#### WHAT TO WORK ON
Starting at the first line of the listing below, repeat each line exactly until the line containing "RANDOM = [(0, 0), (1, 1)]", which you include. Leave out pictures.

#### MATERIAL
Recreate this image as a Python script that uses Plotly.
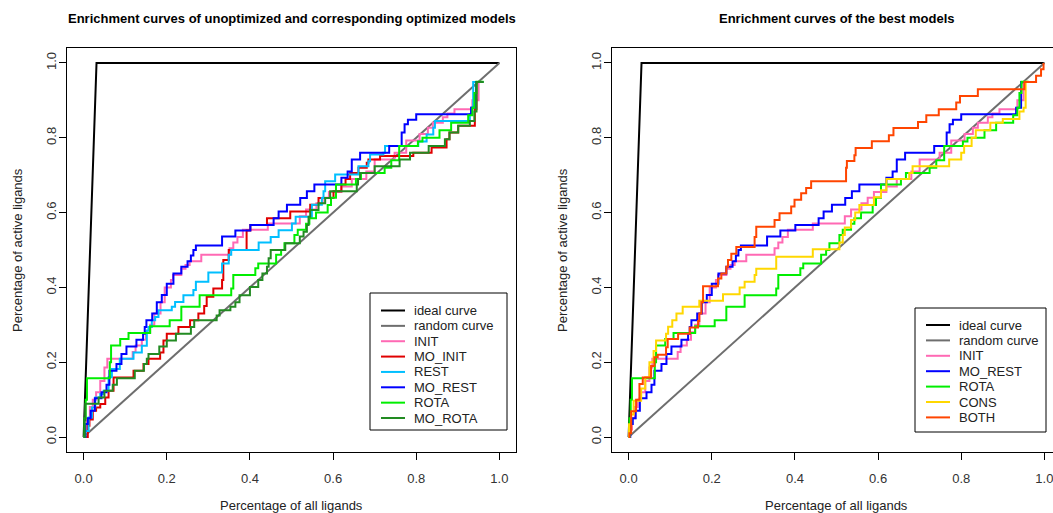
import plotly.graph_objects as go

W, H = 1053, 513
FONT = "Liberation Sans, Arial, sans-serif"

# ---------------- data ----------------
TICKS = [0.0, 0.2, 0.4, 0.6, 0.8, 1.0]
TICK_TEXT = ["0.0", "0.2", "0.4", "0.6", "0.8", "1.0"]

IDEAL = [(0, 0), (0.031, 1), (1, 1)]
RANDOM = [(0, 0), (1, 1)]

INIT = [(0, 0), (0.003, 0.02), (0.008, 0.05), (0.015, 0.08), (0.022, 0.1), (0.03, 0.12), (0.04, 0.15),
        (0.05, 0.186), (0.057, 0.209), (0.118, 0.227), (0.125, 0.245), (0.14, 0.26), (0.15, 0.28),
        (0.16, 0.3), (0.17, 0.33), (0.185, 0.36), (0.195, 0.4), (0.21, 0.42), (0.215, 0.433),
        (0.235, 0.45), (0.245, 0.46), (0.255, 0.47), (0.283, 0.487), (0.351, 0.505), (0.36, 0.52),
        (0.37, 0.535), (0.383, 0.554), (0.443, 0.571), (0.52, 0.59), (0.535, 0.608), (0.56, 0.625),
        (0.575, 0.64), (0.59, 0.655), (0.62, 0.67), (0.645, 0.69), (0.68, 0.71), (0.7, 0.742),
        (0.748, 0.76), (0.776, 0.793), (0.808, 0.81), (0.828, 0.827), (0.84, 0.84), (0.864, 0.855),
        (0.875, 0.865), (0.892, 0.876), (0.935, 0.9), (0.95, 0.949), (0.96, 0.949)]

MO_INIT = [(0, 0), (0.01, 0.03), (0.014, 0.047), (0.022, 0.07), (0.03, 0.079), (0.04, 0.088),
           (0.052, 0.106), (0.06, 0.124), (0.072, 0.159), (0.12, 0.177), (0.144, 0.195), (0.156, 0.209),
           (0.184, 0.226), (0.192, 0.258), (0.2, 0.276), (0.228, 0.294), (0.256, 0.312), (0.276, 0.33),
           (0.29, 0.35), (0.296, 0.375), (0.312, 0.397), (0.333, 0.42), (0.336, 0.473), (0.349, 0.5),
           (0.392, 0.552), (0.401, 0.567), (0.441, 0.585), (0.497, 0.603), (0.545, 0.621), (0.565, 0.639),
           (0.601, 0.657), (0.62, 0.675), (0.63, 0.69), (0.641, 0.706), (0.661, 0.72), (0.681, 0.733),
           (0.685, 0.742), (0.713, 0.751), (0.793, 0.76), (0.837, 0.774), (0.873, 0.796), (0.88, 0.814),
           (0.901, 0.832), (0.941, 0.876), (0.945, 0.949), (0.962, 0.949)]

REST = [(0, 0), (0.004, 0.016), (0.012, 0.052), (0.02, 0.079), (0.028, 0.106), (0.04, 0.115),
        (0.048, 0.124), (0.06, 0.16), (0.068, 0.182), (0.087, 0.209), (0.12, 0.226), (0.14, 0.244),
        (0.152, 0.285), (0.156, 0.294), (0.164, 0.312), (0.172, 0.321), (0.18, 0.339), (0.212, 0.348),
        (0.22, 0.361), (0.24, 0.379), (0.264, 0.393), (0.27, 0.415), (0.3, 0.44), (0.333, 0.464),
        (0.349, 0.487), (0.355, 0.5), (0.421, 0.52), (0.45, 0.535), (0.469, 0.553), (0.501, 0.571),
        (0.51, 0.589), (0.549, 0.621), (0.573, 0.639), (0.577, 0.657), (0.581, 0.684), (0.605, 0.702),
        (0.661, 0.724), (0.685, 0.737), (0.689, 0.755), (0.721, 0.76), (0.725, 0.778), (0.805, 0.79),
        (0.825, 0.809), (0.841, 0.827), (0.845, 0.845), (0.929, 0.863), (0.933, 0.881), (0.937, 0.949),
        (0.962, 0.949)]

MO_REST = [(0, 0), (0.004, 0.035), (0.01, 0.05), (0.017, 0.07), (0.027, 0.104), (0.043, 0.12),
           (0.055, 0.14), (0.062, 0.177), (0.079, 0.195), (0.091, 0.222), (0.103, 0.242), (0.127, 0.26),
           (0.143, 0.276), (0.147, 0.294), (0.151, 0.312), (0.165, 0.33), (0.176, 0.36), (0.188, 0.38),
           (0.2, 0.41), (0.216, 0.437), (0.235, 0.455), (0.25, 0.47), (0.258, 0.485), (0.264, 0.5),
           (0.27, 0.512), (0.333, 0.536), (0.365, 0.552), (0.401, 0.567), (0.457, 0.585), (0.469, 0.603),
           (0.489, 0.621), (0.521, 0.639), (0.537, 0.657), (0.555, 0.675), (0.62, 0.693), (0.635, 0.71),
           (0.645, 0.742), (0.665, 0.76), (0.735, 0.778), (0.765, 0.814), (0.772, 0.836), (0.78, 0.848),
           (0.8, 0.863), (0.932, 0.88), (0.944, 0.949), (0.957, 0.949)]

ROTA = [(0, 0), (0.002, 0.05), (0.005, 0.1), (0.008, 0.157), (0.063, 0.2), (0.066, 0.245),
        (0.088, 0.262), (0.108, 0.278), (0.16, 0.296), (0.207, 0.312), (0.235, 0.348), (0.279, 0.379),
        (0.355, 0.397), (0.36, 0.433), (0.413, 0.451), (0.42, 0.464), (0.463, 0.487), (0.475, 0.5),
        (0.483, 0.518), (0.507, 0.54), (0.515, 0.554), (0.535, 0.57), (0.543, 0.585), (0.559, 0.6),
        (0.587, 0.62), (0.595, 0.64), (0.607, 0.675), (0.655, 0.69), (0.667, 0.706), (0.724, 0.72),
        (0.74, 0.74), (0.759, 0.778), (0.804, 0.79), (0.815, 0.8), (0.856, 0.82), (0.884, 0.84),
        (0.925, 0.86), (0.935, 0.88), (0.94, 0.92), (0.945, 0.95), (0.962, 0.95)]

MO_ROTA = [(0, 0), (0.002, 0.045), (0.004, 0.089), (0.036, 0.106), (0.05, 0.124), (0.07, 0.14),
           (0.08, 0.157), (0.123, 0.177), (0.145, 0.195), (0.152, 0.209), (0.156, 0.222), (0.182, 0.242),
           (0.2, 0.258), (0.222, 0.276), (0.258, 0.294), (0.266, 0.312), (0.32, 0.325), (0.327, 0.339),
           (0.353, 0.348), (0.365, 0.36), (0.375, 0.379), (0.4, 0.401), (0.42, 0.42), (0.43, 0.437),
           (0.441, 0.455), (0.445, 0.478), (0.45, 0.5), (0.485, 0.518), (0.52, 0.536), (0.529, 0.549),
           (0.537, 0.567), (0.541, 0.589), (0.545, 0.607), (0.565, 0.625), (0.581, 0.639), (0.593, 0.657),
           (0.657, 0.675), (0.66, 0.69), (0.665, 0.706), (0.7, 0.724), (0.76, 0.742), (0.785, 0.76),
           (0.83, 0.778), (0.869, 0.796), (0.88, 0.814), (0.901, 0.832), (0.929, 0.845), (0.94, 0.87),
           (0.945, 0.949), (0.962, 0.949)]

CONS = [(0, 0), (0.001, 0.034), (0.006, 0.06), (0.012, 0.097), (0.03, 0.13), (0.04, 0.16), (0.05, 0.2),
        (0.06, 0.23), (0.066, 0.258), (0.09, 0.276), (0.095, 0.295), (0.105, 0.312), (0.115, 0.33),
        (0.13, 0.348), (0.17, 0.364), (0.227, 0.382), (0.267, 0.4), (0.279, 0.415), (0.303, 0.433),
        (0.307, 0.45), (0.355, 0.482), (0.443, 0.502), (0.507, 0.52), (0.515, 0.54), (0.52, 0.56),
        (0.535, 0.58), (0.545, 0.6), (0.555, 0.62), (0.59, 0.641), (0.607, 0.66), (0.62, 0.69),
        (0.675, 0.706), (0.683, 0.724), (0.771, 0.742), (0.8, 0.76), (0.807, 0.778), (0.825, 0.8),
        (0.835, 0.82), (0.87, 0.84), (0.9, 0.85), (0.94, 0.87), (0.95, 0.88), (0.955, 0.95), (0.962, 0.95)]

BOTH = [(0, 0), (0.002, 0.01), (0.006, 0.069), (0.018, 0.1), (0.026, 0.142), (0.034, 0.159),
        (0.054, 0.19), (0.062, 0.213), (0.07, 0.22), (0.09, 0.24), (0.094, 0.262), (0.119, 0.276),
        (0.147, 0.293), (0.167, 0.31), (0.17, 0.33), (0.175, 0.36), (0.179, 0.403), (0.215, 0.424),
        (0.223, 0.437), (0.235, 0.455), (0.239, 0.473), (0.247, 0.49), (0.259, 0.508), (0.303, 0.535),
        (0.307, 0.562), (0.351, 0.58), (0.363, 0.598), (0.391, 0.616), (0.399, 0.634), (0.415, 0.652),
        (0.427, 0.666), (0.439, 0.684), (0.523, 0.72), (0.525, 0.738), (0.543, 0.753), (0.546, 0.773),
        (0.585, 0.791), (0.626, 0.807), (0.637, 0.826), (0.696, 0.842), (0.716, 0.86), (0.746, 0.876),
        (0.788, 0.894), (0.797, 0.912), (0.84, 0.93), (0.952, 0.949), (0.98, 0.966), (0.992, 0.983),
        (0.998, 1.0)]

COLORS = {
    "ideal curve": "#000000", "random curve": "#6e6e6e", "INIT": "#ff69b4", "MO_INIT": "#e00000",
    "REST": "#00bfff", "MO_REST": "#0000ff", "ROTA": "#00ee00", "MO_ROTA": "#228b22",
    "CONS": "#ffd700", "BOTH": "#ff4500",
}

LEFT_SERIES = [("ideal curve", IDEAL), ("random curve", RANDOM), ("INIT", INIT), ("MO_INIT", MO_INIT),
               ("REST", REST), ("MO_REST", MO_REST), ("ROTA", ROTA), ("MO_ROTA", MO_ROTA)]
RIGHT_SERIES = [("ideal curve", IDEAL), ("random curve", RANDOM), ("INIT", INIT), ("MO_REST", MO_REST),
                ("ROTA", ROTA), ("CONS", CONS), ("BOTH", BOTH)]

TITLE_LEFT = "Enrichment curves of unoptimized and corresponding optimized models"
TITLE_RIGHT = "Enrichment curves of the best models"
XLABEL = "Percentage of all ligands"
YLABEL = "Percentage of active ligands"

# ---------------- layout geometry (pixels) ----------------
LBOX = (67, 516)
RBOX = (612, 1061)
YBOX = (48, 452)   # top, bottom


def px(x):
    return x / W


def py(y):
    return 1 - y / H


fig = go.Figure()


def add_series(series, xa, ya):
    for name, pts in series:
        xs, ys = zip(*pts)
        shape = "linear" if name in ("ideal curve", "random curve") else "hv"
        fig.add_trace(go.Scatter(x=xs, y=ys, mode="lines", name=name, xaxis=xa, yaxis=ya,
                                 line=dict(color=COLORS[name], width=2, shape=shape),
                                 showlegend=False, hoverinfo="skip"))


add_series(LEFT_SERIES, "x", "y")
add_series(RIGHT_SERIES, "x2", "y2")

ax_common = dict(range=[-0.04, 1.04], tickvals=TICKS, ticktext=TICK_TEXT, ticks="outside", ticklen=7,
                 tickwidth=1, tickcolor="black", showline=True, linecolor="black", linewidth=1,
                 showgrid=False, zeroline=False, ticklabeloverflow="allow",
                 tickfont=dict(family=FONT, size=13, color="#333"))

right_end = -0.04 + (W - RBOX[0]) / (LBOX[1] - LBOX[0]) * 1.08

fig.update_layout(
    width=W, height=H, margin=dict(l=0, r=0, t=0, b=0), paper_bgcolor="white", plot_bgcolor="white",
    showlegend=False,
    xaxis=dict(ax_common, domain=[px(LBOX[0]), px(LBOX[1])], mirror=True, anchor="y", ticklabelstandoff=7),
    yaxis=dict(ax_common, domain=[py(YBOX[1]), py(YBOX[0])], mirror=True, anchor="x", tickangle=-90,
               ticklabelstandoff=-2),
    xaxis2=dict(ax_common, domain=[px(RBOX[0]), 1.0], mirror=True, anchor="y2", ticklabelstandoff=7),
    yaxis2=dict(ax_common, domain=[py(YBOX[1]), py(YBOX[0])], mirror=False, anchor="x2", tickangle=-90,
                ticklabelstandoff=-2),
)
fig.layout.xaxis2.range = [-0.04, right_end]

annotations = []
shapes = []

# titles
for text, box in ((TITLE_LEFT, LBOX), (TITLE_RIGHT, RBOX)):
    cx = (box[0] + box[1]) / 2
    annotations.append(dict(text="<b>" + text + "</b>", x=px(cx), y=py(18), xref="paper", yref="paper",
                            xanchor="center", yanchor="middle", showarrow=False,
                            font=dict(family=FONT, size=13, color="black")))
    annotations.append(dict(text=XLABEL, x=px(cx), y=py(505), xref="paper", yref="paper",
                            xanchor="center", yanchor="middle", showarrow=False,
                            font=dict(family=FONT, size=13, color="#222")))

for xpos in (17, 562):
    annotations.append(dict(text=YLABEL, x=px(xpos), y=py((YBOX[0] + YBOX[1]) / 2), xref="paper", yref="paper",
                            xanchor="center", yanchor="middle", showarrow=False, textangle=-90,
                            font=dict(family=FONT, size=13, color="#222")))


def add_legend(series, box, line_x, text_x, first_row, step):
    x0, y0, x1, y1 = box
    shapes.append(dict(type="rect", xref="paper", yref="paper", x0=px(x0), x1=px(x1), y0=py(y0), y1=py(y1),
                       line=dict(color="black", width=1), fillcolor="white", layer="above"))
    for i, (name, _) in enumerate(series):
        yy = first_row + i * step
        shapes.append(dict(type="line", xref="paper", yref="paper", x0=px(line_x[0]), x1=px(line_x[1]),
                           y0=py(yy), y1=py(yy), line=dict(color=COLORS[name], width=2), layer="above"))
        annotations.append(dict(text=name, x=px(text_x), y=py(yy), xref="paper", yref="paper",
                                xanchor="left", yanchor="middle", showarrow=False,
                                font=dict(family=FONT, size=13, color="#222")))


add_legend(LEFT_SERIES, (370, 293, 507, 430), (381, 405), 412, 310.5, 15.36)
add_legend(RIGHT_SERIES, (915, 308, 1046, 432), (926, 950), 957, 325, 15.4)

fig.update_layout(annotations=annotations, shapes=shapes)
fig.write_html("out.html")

#### RESULT OF THE TASK
Recreate this image as a Python script that uses Plotly.
import plotly.graph_objects as go

W, H = 1053, 513
FONT = "Liberation Sans, Arial, sans-serif"

# ---------------- data ----------------
TICKS = [0.0, 0.2, 0.4, 0.6, 0.8, 1.0]
TICK_TEXT = ["0.0", "0.2", "0.4", "0.6", "0.8", "1.0"]

IDEAL = [(0, 0), (0.031, 1), (1, 1)]
RANDOM = [(0, 0), (1, 1)]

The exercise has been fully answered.